Two Languages, One Sound
The coincidence of Italian and Irish both producing a word that sounds like Cara and means something warm — beloved, friend, makes this name unusual. Most names have a single etymological thread; Cara has two, from completely different language families, that converge on the same sound and similar meanings. Italian-origin names and Irish-origin names don't often overlap this completely. That double resonance makes Cara work across multiple cultural backgrounds in a way that few two-syllable names manage.
Simple and Wearable
Four letters, two syllables, no ambiguity. Cara is pronounced the same by virtually every English speaker encountering it for the first time. It doesn't need explanation, doesn't generate spelling variations, and doesn't produce nickname complications, the name is its own nickname. Four-letter names with this level of spelling and pronunciation clarity are increasingly valued as parents look for simplicity amid an era of elaborate constructions.

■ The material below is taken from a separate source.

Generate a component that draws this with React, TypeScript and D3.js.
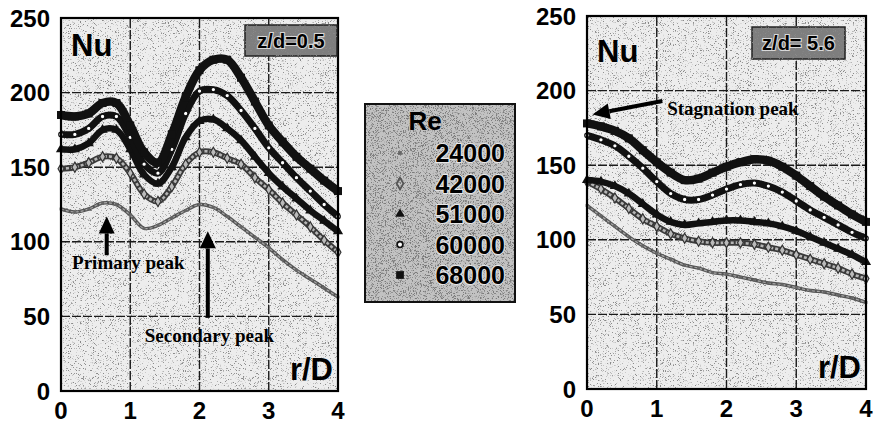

The Counter-Reading: The Delevingne Effect
Cara Delevingne, the British supermodel and actress, has been the most prominent public bearer of the name through the 2010s. Her visibility kept Cara in cultural circulation past its natural decline phase, but also locked the name to a specific celebrity persona for a period. That association has now softened enough to be largely neutral. Compare Cara with Kara, the K spelling arrived separately through Norse tradition and generates its own small correction pattern, while Cara's C spelling is unambiguous.